(begin)

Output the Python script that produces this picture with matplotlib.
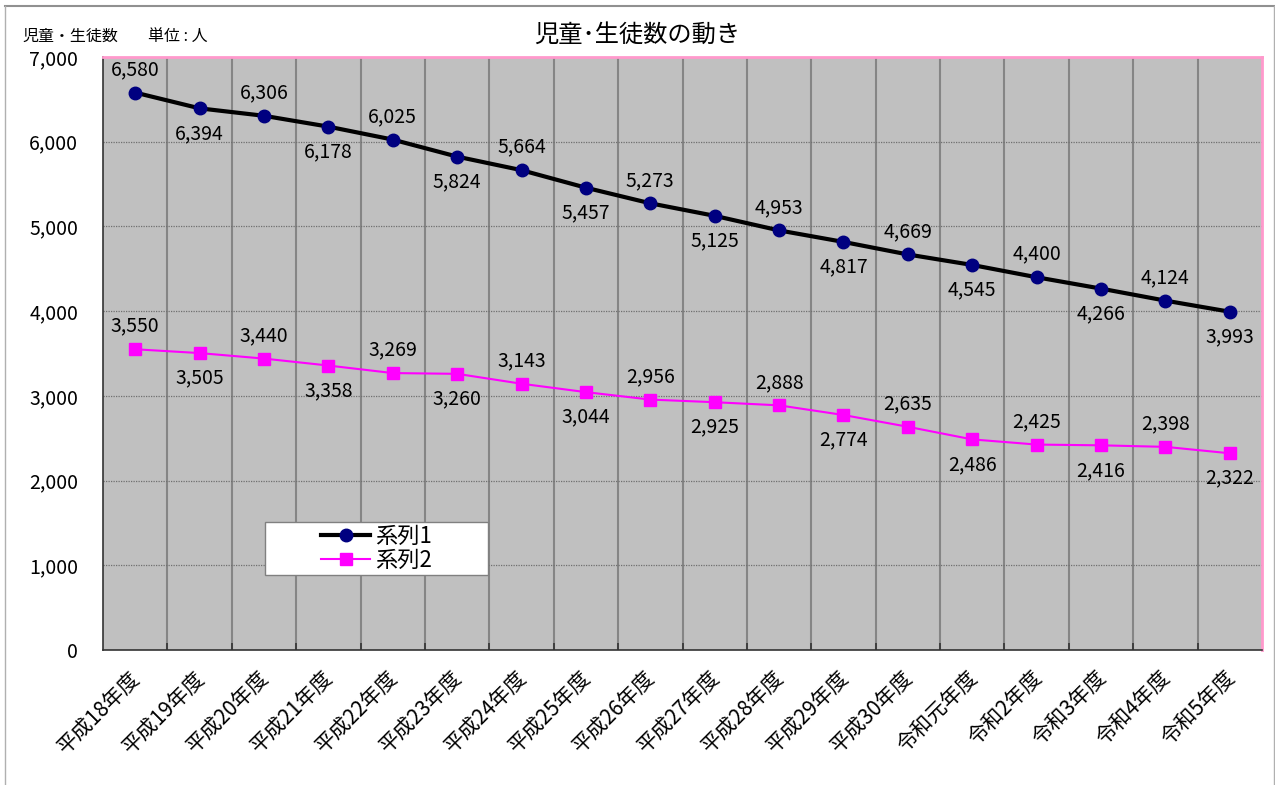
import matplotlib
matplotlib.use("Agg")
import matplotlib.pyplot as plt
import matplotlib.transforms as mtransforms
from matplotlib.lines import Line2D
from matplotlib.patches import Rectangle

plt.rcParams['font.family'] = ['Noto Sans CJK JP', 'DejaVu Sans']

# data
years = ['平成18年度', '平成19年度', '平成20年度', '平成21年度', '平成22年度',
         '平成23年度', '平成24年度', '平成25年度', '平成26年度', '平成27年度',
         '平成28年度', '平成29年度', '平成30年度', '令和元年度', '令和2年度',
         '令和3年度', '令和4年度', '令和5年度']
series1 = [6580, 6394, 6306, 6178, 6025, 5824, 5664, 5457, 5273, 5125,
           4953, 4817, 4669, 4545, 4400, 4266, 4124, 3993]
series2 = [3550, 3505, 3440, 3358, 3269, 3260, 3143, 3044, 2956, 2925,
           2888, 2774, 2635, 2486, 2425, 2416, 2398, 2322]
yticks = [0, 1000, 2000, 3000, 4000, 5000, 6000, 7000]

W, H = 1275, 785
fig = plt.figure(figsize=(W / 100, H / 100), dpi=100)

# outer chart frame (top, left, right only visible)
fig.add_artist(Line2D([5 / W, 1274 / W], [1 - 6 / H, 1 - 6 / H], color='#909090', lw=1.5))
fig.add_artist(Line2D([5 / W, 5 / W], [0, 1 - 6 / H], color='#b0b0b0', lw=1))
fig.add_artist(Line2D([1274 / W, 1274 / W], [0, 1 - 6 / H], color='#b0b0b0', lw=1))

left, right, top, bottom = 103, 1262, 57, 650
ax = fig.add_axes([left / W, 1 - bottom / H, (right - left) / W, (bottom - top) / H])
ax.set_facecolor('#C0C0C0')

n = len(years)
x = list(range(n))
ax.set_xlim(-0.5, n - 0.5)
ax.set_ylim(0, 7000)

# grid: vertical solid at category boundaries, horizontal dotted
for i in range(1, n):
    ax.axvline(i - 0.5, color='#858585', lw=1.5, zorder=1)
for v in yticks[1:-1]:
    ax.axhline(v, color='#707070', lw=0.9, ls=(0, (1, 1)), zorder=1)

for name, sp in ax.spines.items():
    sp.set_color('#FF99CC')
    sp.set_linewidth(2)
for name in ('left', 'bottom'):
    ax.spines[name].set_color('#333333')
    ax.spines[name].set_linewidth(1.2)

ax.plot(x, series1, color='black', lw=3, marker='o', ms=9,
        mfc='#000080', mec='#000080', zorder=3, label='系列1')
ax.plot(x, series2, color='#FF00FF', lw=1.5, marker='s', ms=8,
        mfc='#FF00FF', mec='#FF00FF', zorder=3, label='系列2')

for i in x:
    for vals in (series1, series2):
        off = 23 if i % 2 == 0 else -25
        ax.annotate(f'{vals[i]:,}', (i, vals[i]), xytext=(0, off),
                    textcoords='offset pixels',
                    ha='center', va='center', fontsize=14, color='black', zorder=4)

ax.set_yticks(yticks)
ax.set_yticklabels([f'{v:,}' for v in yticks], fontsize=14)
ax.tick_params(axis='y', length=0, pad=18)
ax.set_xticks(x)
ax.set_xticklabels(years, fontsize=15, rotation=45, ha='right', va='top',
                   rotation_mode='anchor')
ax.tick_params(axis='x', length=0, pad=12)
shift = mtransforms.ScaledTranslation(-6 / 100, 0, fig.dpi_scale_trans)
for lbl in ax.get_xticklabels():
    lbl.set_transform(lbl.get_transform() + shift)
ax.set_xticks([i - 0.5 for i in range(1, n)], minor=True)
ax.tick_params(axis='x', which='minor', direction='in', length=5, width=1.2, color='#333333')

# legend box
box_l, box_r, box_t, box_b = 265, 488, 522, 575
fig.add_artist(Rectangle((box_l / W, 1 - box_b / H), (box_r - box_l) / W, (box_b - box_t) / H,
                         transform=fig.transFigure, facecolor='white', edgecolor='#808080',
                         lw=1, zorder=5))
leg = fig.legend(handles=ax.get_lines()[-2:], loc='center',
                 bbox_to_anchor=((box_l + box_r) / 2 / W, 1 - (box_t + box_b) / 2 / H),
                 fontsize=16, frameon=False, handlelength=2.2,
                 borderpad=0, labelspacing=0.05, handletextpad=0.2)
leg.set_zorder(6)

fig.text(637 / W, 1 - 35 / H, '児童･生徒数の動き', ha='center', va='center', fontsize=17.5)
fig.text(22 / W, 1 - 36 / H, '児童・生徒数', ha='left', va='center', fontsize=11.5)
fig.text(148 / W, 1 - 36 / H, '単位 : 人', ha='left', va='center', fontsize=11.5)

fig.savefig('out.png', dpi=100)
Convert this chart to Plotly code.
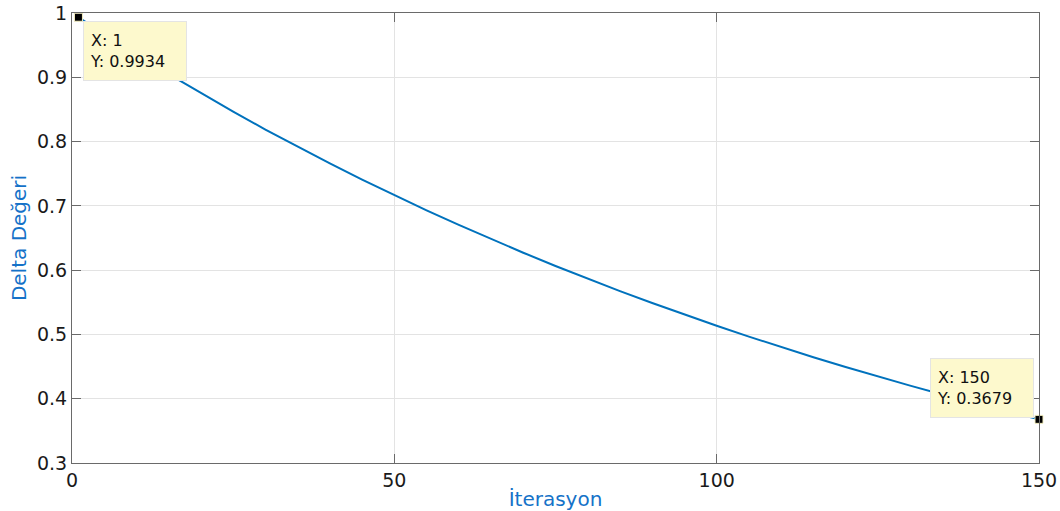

(end)
(begin)

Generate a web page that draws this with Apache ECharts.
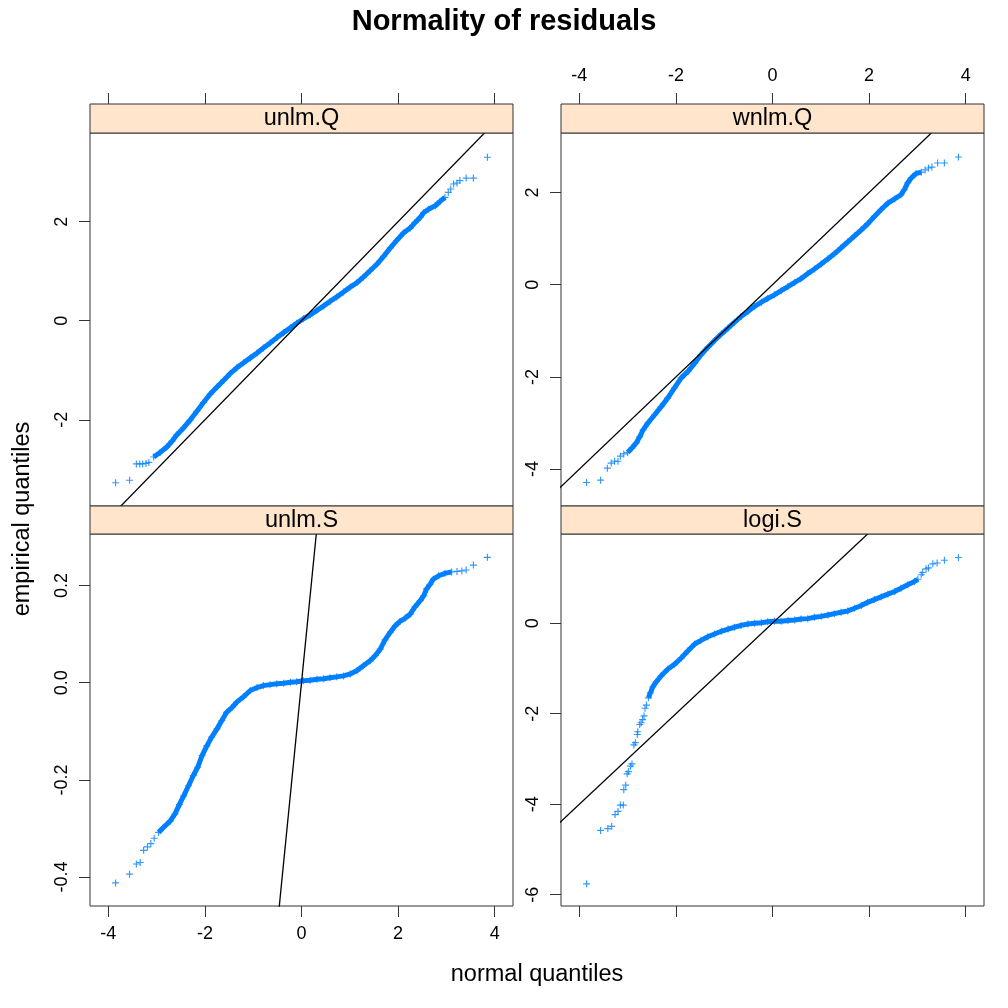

(end)

▶ _GOAL OF THE EXERCISE_
Work out how many lines of the listing above include the word "this". Report only the number.

▶ _WRITTEN RESPONSE_
3